I have really sensitive skin and I get allergies very easily if I use anything which has too much perfume or dye in it. I can only use hypoallergenic and unscented body creams. I have never been able to use those flowery and fruity scented creams that girls love.

It doesn't bother me though, I don't really need perfume in my body cream anyway. I find it funny when people use scented body creams and then spray a perfume over it. My boyfriend is happy too because he can also use my unscented body cream. He wouldn't be able to if it smelled like vanilla!

I just bought a hypoallergenic firming body cream yesterday. I've gained some weight this winter so I'm hoping this cream will help me tighten things up a little bit.

bear78
Post 2

@ddljohn-- Hey! Thanks for those tips! I'm just learning about body skincare and to be honest, this is the first time I'm hearing some of these terms like collagen and Coenxyme Q10.

I'm wondering, is there a certain age that we should start using these creams?

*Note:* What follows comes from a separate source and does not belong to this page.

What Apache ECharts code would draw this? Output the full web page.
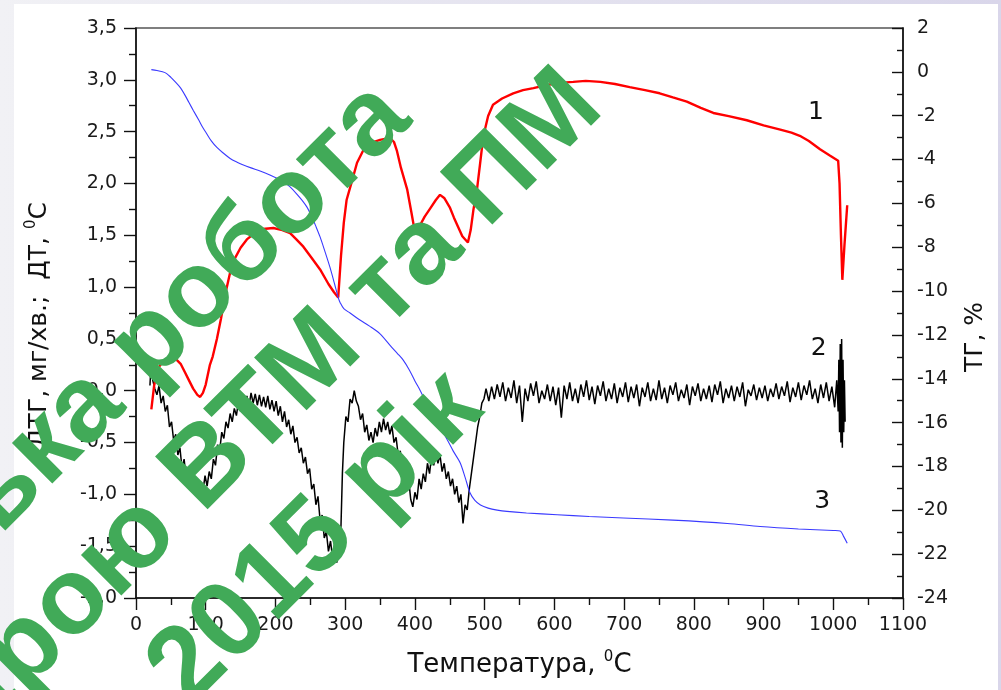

Or is it better to start as early as possible?

Right now I'm using an organic body cream and I think it works well. It has almond essential oil in it and it smells really good. I actually bought it for the scent, which is probably not the best way to choose a body cream. But I'm glad I got a natural one because I don't want to put myself at risk for cancer in the future.

I know you said that a good body cream should absorb well. But I've noticed that my organic body cream does leave a slightly sticky and oily feeling behind. It doesn't really bother me though because I know it has natural oils in it.

Are there any all natural body creams that carry all of the qualities you mentioned?

ddljohn
Post 1

When I was younger, I knew nothing about body lotions and would use whatever that came my way. To me hydrating body creme meant something that is really thick and heavy on the skin.

As I tried more and more products though (and better products), I realized that I've got it all wrong. A really thick body cream doesn't necessarily mean that it's going to nourish and hydrate your skin. What's important is how it absorbs. If it sits on top of your skin for hours and is all sticky and greasy, it means it's not working well.

A good hydrating body cream will be absorbed by your skin and disappear fairly quickly (I would say around 20 seconds). But when it does disappear, your skin should feel considerably soft and supple and should remain that way for a very long time. If the softness lasts for more than a day, it means that it's a very good hydrating body cream.